-- BEGIN --
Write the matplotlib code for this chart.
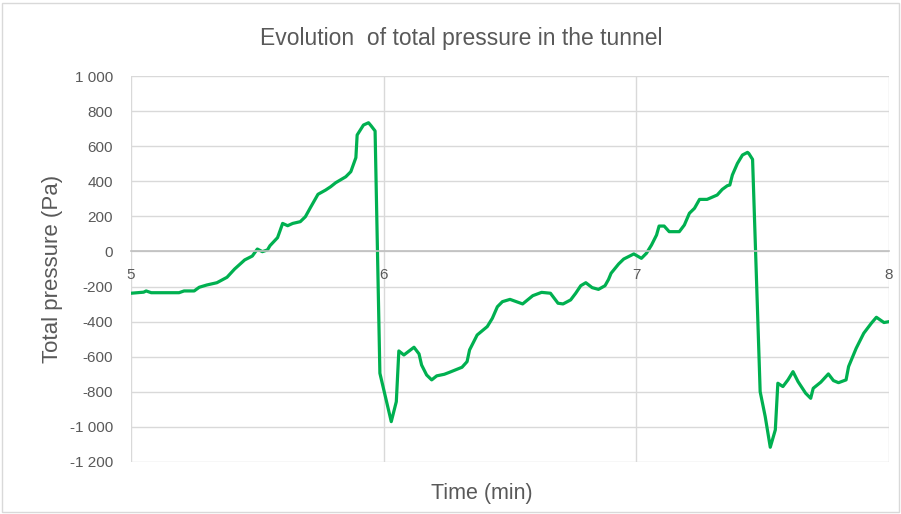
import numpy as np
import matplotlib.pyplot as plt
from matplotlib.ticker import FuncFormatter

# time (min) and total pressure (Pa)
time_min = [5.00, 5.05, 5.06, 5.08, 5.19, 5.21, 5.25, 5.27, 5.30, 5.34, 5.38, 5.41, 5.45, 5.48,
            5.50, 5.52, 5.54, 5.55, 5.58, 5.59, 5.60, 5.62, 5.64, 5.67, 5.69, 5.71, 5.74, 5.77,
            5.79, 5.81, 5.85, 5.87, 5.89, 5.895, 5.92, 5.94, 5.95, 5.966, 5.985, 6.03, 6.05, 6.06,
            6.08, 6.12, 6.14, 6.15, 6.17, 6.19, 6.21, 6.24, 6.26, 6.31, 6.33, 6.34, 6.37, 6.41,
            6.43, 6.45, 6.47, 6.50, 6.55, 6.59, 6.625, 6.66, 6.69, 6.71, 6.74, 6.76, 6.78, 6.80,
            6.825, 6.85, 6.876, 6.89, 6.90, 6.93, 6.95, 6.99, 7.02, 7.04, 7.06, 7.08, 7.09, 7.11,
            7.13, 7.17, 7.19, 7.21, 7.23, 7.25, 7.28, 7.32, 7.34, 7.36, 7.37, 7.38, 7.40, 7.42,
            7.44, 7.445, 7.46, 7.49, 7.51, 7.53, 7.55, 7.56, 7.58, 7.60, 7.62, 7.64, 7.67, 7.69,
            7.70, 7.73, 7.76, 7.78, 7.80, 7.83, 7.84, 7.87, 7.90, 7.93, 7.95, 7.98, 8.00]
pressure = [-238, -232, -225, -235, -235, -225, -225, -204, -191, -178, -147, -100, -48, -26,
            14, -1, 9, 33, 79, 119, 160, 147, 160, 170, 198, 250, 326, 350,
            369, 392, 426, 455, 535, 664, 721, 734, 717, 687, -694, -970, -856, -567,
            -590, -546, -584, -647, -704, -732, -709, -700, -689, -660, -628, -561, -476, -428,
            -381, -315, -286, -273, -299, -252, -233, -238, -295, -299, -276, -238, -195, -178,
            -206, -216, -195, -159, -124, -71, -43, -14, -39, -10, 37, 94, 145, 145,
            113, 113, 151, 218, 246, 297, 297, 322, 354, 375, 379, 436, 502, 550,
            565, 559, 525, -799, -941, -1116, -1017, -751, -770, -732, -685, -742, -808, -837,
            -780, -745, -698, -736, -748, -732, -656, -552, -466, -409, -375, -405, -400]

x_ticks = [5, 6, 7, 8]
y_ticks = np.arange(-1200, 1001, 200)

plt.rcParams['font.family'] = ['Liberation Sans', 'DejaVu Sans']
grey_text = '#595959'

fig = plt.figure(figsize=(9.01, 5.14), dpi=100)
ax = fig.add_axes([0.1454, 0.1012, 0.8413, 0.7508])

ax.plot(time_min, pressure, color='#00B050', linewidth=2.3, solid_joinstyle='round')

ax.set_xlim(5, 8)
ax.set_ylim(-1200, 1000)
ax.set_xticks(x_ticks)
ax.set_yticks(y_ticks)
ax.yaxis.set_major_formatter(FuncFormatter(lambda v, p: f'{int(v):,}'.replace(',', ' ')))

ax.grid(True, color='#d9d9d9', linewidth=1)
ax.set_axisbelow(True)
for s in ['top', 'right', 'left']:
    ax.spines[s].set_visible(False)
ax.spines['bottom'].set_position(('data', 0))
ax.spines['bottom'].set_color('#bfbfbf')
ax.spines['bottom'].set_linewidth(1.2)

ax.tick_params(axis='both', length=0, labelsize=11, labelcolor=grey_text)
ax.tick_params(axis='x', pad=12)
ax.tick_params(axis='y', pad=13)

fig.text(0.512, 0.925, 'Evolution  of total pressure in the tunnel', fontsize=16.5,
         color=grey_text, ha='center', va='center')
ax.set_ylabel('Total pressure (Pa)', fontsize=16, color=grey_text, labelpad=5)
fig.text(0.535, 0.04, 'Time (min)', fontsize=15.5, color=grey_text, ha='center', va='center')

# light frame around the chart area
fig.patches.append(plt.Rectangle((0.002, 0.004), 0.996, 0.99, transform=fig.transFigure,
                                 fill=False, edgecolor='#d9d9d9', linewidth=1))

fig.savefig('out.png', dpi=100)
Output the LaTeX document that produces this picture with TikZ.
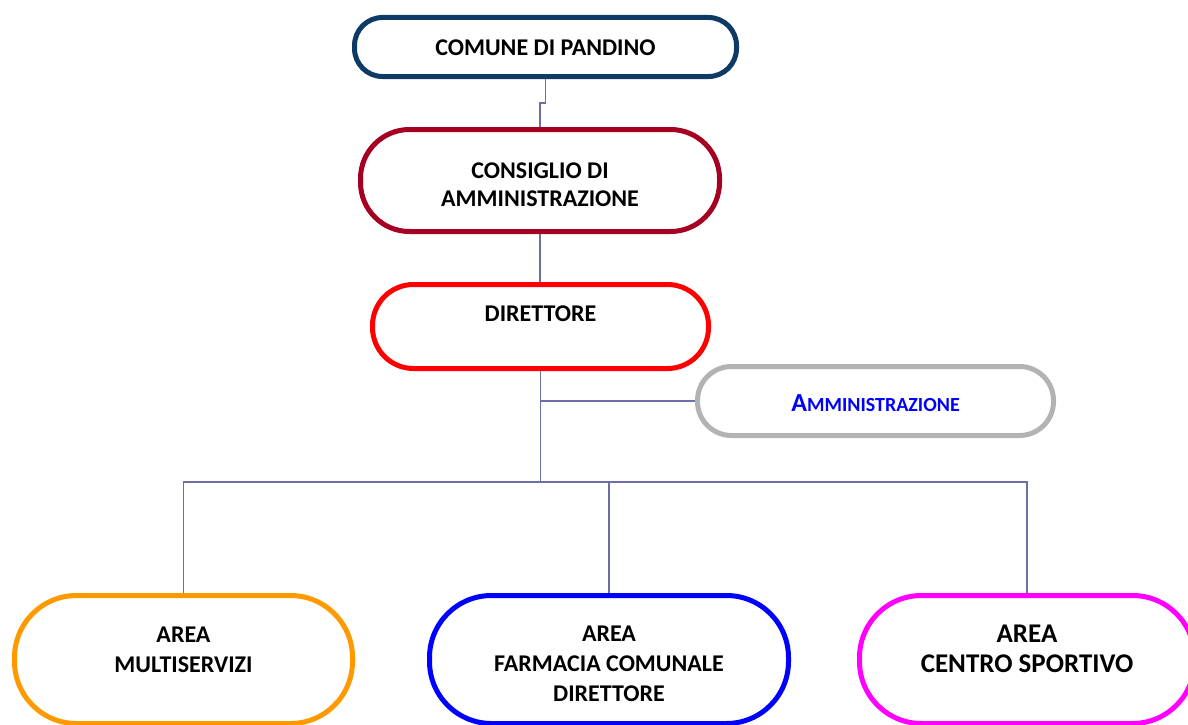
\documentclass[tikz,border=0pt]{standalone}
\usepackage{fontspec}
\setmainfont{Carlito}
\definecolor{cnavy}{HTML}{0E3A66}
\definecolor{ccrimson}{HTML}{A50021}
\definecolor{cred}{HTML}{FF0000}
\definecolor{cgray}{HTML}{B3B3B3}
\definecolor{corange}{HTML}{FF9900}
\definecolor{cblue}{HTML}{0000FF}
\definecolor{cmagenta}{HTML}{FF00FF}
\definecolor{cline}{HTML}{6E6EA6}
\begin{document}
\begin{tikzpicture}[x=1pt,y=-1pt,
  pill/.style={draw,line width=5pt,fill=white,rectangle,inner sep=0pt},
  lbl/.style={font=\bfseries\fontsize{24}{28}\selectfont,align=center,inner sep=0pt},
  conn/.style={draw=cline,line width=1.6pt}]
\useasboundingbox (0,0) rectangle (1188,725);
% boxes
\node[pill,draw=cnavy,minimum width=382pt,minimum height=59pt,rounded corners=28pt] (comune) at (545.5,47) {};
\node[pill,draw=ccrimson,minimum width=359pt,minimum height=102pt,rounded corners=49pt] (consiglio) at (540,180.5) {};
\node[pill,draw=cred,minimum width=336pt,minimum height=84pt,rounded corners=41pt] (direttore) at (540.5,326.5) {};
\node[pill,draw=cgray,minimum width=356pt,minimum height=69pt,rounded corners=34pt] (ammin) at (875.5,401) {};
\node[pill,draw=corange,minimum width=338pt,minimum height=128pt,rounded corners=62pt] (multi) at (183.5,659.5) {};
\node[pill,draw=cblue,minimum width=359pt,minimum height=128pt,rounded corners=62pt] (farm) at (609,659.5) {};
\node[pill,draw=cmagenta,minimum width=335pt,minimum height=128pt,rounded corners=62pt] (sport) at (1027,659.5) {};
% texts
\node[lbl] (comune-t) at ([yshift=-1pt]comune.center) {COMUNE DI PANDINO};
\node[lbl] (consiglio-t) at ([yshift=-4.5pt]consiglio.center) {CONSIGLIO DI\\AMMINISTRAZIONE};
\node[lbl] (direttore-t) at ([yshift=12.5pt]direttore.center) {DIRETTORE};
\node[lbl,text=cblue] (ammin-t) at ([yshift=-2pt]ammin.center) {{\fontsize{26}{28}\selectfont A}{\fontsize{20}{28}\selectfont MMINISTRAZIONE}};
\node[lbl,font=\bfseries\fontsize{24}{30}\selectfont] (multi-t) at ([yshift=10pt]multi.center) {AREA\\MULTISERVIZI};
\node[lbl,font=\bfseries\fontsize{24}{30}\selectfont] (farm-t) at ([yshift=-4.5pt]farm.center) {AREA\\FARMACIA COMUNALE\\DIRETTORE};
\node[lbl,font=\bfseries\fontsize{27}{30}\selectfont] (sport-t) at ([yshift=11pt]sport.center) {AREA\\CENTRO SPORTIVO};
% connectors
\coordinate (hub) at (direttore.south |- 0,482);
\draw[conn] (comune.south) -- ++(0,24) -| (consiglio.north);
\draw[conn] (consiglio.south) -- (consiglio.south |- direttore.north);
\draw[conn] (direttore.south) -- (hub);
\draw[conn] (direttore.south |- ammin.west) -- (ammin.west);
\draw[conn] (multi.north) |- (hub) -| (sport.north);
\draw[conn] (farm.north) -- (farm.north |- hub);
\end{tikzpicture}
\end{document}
-- END --
▶ THE EXERCISE
Starting at the first line of the material, output exactly the lines up to and including the one with "from matplotlib.ticker import FuncFormatter". Do not include the pictures.

▶ PROBLEM SOLUTION
Write the matplotlib code for this chart.
import numpy as np
import matplotlib.pyplot as plt
from matplotlib.ticker import FuncFormatter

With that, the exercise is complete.